(To do): Do not include the pictures; repeat the rest of the data exactly.
________________________________________
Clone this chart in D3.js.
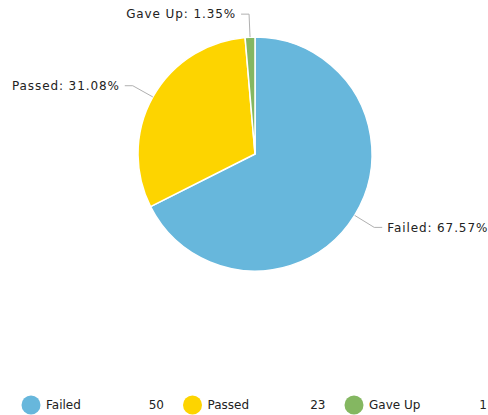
<!DOCTYPE html>
<html>
<head>
<meta charset="utf-8">
<script src="https://cdn.jsdelivr.net/npm/d3@7"></script>
<style>
  html, body { margin: 0; padding: 0; background: #fff; }
  svg { display: block; font-family: "DejaVu Sans", Verdana, sans-serif; }
</style>
</head>
<body>
<svg id="chart" width="488" height="415"></svg>
<script>
// Test outcome counts
const categories = ["Failed", "Passed", "Gave Up"];
const counts = [50, 23, 1];
const colors = ["#67b7dc", "#fdd400", "#84b761"];

const svg = d3.select("#chart");
const cx = 255, cy = 154, radius = 117;
const total = d3.sum(counts);
const data = categories.map((name, i) => ({ name, value: counts[i], color: colors[i] }));

const pie = d3.pie().sort(null).value(d => d.value);
const arcs = pie(data);
const arc = d3.arc().innerRadius(0).outerRadius(radius);

const g = svg.append("g").attr("transform", `translate(${cx},${cy})`);

g.selectAll("path.slice")
  .data(arcs)
  .join("path")
  .attr("class", "slice")
  .attr("d", arc)
  .attr("fill", d => d.data.color)
  .attr("stroke", "#fff")
  .attr("stroke-width", 1.5)
  .attr("stroke-linejoin", "round");

// Labels with elbow connectors
const elbowR = 140, tail = 8, gap = 5;
const pct = v => (v / total * 100).toFixed(2) + "%";

arcs.forEach(d => {
  const a = (d.startAngle + d.endAngle) / 2;
  const sx = Math.sin(a), sy = -Math.cos(a);
  const p0 = [sx * radius, sy * radius];
  const p1 = [sx * elbowR, sy * elbowR];
  const dir = sx >= 0 ? 1 : -1;
  const p2 = [p1[0] + dir * tail, p1[1]];
  g.append("polyline")
    .attr("points", [p0, p1, p2].map(p => p.join(",")).join(" "))
    .attr("fill", "none")
    .attr("stroke", "#b0b0b0")
    .attr("stroke-width", 1);
  g.append("text")
    .attr("x", p2[0] + dir * gap)
    .attr("y", p2[1])
    .attr("dy", "0.35em")
    .attr("text-anchor", dir > 0 ? "start" : "end")
    .attr("font-size", 12)
    .attr("letter-spacing", 0.9)
    .attr("fill", "#222")
    .text(`${d.data.name}: ${pct(d.data.value)}`);
});

// Legend
const legendY = 405;
const legendX = d3.scaleLinear().domain([0, 1]).range([31, 192.5]);
const items = svg.append("g").selectAll("g.item")
  .data(data)
  .join("g")
  .attr("class", "item")
  .attr("transform", (d, i) => `translate(${legendX(i)},${legendY})`);

items.append("circle").attr("r", 9.5).attr("fill", d => d.color);
items.append("text")
  .attr("x", 15).attr("dy", "0.35em")
  .attr("font-size", 12).attr("fill", "#222")
  .text(d => d.name);
items.append("text")
  .attr("x", 133).attr("dy", "0.35em")
  .attr("text-anchor", "end")
  .attr("font-size", 12).attr("fill", "#222")
  .text(d => d.value);
</script>
</body>
</html>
________________________________________
(Expected output):
Clone this chart in D3.js.
<!DOCTYPE html>
<html>
<head>
<meta charset="utf-8">
<script src="https://cdn.jsdelivr.net/npm/d3@7"></script>
<style>
  html, body { margin: 0; padding: 0; background: #fff; }
  svg { display: block; font-family: "DejaVu Sans", Verdana, sans-serif; }
</style>
</head>
<body>
<svg id="chart" width="488" height="415"></svg>
<script>
// Test outcome counts
const categories = ["Failed", "Passed", "Gave Up"];
const counts = [50, 23, 1];
const colors = ["#67b7dc", "#fdd400", "#84b761"];

const svg = d3.select("#chart");
const cx = 255, cy = 154, radius = 117;
const total = d3.sum(counts);
const data = categories.map((name, i) => ({ name, value: counts[i], color: colors[i] }));

const pie = d3.pie().sort(null).value(d => d.value);
const arcs = pie(data);
const arc = d3.arc().innerRadius(0).outerRadius(radius);

const g = svg.append("g").attr("transform", `translate(${cx},${cy})`);

g.selectAll("path.slice")
  .data(arcs)
  .join("path")
  .attr("class", "slice")
  .attr("d", arc)
  .attr("fill", d => d.data.color)
  .attr("stroke", "#fff")
  .attr("stroke-width", 1.5)
  .attr("stroke-linejoin", "round");

// Labels with elbow connectors
const elbowR = 140, tail = 8, gap = 5;
const pct = v => (v / total * 100).toFixed(2) + "%";

arcs.forEach(d => {
  const a = (d.startAngle + d.endAngle) / 2;
  const sx = Math.sin(a), sy = -Math.cos(a);
  const p0 = [sx * radius, sy * radius];
  const p1 = [sx * elbowR, sy * elbowR];
  const dir = sx >= 0 ? 1 : -1;
  const p2 = [p1[0] + dir * tail, p1[1]];
  g.append("polyline")
    .attr("points", [p0, p1, p2].map(p => p.join(",")).join(" "))
    .attr("fill", "none")
    .attr("stroke", "#b0b0b0")
    .attr("stroke-width", 1);
  g.append("text")
    .attr("x", p2[0] + dir * gap)
    .attr("y", p2[1])
    .attr("dy", "0.35em")
    .attr("text-anchor", dir > 0 ? "start" : "end")
    .attr("font-size", 12)
    .attr("letter-spacing", 0.9)
    .attr("fill", "#222")
    .text(`${d.data.name}: ${pct(d.data.value)}`);
});

// Legend
const legendY = 405;
const legendX = d3.scaleLinear().domain([0, 1]).range([31, 192.5]);
const items = svg.append("g").selectAll("g.item")
  .data(data)
  .join("g")
  .attr("class", "item")
  .attr("transform", (d, i) => `translate(${legendX(i)},${legendY})`);

items.append("circle").attr("r", 9.5).attr("fill", d => d.color);
items.append("text")
  .attr("x", 15).attr("dy", "0.35em")
  .attr("font-size", 12).attr("fill", "#222")
  .text(d => d.name);
items.append("text")
  .attr("x", 133).attr("dy", "0.35em")
  .attr("text-anchor", "end")
  .attr("font-size", 12).attr("fill", "#222")
  .text(d => d.value);
</script>
</body>
</html>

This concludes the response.